Concurrently, functional restoration of the extremities begins in this period. The initial and most critical step in syndactyly management—the release of the thumb and first web space—is typically performed around 6 months of age. This early intervention is fundamental for establishing basic grasp, a milestone that unlocks essential sensorimotor development and enables the infant's active interaction with their environment (72). To preemptively address neurodevelopmental vulnerability, serial diffusion tensor imaging monitors white matter integrity, while structured enrichment programs targeting sensorimotor pathways are initiated upon detecting aberrant neural trajectories (30).
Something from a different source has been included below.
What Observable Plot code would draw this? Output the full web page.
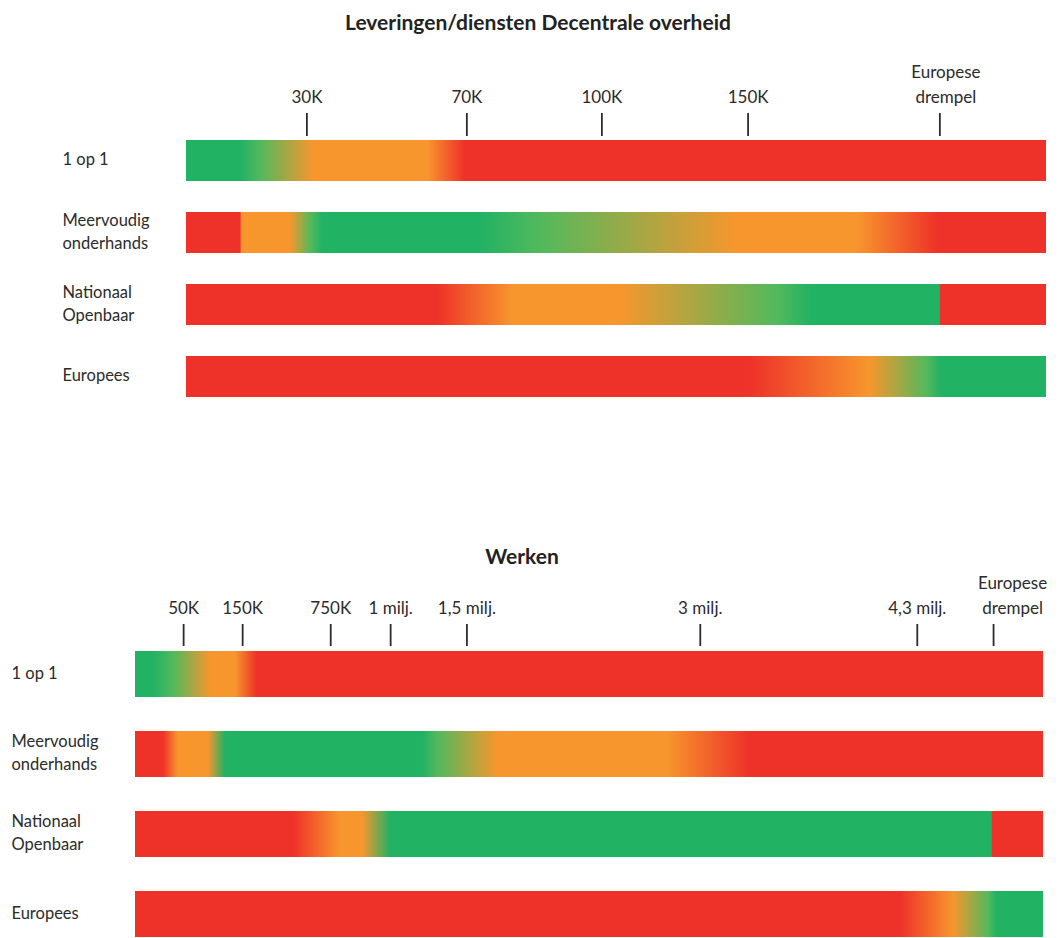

This integrated paradigm—surgically optimizing physical containment while actively nurturing neural plasticity and establishing early hand function—establishes the foundation for functional outcomes beyond mere survival.

Functional restoration during childhood focuses on correcting midfacial retrusion and digit coalescence to enable essential breathing, vision, and manual dexterity, while concurrently addressing psychosocial barriers to social integration. The management of progressive midface hypoplasia becomes a primary focus during this stage. As progressive midface hypoplasia exacerbates obstructive sleep apnea and corneal exposure—potentially fueling social withdrawal due to visible facial differences—Le Fort III advancement with distraction osteogenesis is strategically timed prior to permanent dentition eruption, thereby simultaneously expanding the nasopharyngeal airway while repositioning the orbits for protective globe coverage and mitigating stigma-associated anxiety (73). Following the initial procedures in infancy, syndactyly reconstruction continues throughout childhood. Staged web space releases beyond the first web prioritize functional commissure formation over cosmetic outcomes, specifically enabling participation in peer activities (e.g., writing, play) critical for self-esteem development (74, 75). Furthermore, sensory integration protocols address high-frequency hearing loss through ventilatory tube placement to prevent academic disengagement from auditory processing deficits, and implement speech therapy to overcome articulation barriers from palatal dysmorphology, explicitly targeting communicative confidence in classroom settings (59, 76). This coordinated triad of skeletal, digital, and communicative interventions transforms passive anatomical correction into active participation in daily activities, with embedded cognitive-behavioral strategies reinforcing resilience against appearance-related bullying (77–79). The integrated care pathway across these critical phases is summarized in Figure 5.